Headshot of a woman.

Photo by Andria Lo

Vanessa Hua (Author and 2020 NEA Literature Fellow) — Hua spoke to the podcast about her book of short stories, Deceit and Other Possibilities — the theme of which she says is “model minorities behaving badly” — and her novel, A River of Stars — or, “a pregnant Chinese Thelma and Louise.” Hua shared how her background as a journalist and her experience as a second-generation Chinese American play into her fiction writing. “I think sometimes communities are viewed as monoliths with the same history, the same language or culture coming in, and although there are shared aspects, I think my novel reflects those differences,” she said.

 

Portrait of woman.

Photo by Andrew Eccles

Renée Fleming (Opera Singer and 2012 National Medal of Arts Recipient) — Fleming is a four-time Grammy winning lyric soprano with a worldwide fanbase. Last year, she spoke on the podcast about her work to promote research about the connection between music and health, which includes the Sound Health Network, an Arts Endowment initiative that came about through Fleming's partnerships with the Kennedy Center and the National Institute of Health.

 

A woman poses in front of a weaving loom.
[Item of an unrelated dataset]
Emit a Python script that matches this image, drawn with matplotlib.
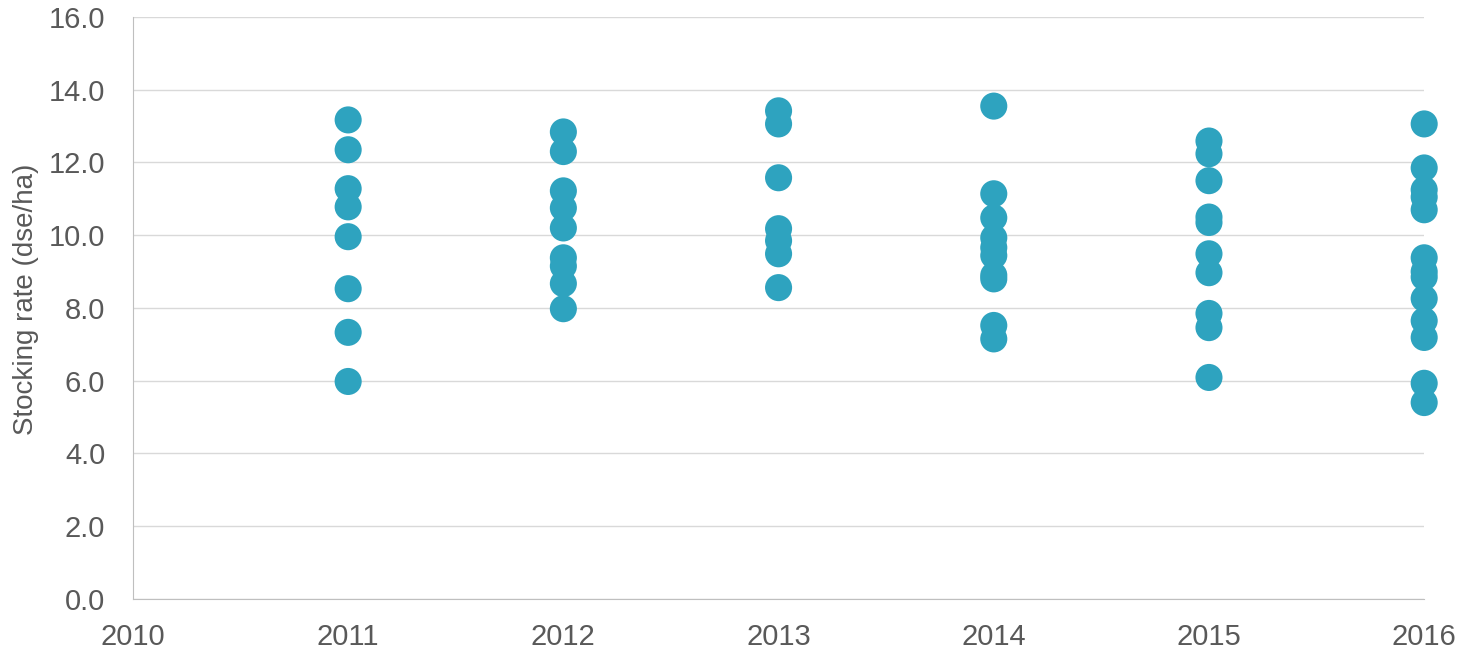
"""
Stocking rate by year, scatter.
"""

import matplotlib.pyplot as plt

years = [2011, 2012, 2013, 2014, 2015, 2016]

rates = {
    2011: [13.17, 12.35, 11.28, 10.78, 9.96, 8.53, 7.33, 5.98],
    2012: [12.84, 12.3, 11.22, 10.75, 10.2, 9.38, 9.15, 8.67, 7.98],
    2013: [13.42, 13.06, 11.58, 10.18, 9.85, 9.49, 8.56],
    2014: [13.55, 11.14, 10.48, 9.93, 9.66, 9.44, 8.9, 8.8, 7.52, 7.15],
    2015: [12.59, 12.24, 11.5, 10.5, 10.35, 9.49, 8.97, 7.85, 7.46, 6.09],
    2016: [13.06, 11.85, 11.25, 11.05, 10.7, 9.38, 9.0, 8.85, 8.26, 7.65, 7.19, 5.93, 5.4],
}

y_ticks = [0, 2, 4, 6, 8, 10, 12, 14, 16]
x_ticks = [2010, 2011, 2012, 2013, 2014, 2015, 2016]


def main():
    plt.rcParams['font.family'] = ['Liberation Sans', 'DejaVu Sans']
    fig = plt.figure(figsize=(14.61, 6.53), dpi=100)
    ax = fig.add_axes([0.091, 0.0827, 0.8838, 0.8913])

    xs, ys = [], []
    for yr in years:
        for v in rates[yr]:
            xs.append(yr)
            ys.append(v)
    ax.scatter(xs, ys, s=380, color='#2ea3bf', edgecolors='none',
               zorder=3, clip_on=False)

    ax.set_xlim(2010, 2016)
    ax.set_ylim(0, 16)
    ax.set_xticks(x_ticks)
    ax.set_yticks(y_ticks)
    ax.set_yticklabels(['%.1f' % t for t in y_ticks])
    ax.tick_params(length=0, labelsize=21, colors='#595959')
    ax.tick_params(axis='y', pad=20)
    ax.tick_params(axis='x', pad=17)
    ax.yaxis.grid(True, color='#d9d9d9', linewidth=1)
    ax.set_axisbelow(True)
    for side in ['top', 'right']:
        ax.spines[side].set_visible(False)
    for side in ['left', 'bottom']:
        ax.spines[side].set_color('#bfbfbf')
    ax.set_ylabel('Stocking rate (dse/ha)', fontsize=20, color='#595959')
    ax.yaxis.set_label_coords(-0.073, 0.515)

    fig.savefig('out.png', dpi=100)


if __name__ == '__main__':
    main()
TahNibaa Naataanii (Navajo/Diné Textile Artist and Weaver and 2022 NEA National Heritage Fellow) — For Naataanii Navajo/Diné weaving, is more than an art—it's a way of life. Naataanii raises sheep, shears them, dyes, cards, spins, and, finally, weaves their wool, while also being a mindful steward of the land on which she lives and works. In this episode of the podcast Naataanii shares the creation story of Diné weaving, and its deep spiritual connections to her everyday practices. As she shared, “There's a medicine with it that helps me to be strong, to not be bored, to be able to get into a zone, a creative space so weaving is kind of like my prayer.”

 

Headshot of a woman.

Photo courtesy of Oregon Shakespeare Festival

Nataki Garrett (Artistic Director, Oregon Shakespeare Festival) — When Garrett was named the artistic director of Oregon Shakespeare Festival (OSF) in Spring  2019, she became one of few women of color in the country to lead a major theater. Not only is she committed to developing new work for the stage, but she is also committed to making sure diversity, equity, and inclusion are more than much talked about ideas in the theater world. In this conversation, she speaks with us about  keeping OSF vital, sustainable, and accessible to new and old audiences alike in the face of the pandemic. As she noted, "All kinds of people may not be able to walk through the doors of our theaters for a while and I want to make sure that they still have access to the stories and to the artists that continue to inspire us by telling stories about who we are and will continue to remind us how we're going to survive." 

 

Rebekah Taussig

Photo courtesy of Rebekah Taussig

Rebekah Taussig (Author, Teacher and Advocate) — Taussig, who has a Ph.D in Disability Studies and Creative Nonfiction, recently published her first book, Sitting Pretty The View from My Ordinary Resilient Disabled Body. She grew up as a paralyzed girl in the 1990s and 2000s and searched in vain to find a story—any story—that reflected her own. So she wrote it into existence. Sitting Pretty is a memoir in essays in which—among other things—Taussig grapples with the myth of ableism, which she maintains revolves around the idea of an idealized typical body that isn’t typical at all but exists only for the very few and only for a short time. “I think that we often think of our bodies in really distinct categories, disabled and not disabled and that there’s a big chasm between those groups of people and in some ways there are things that are distinct about our individual experiences, but … we all live in bodies with limitations and points of access,” she said.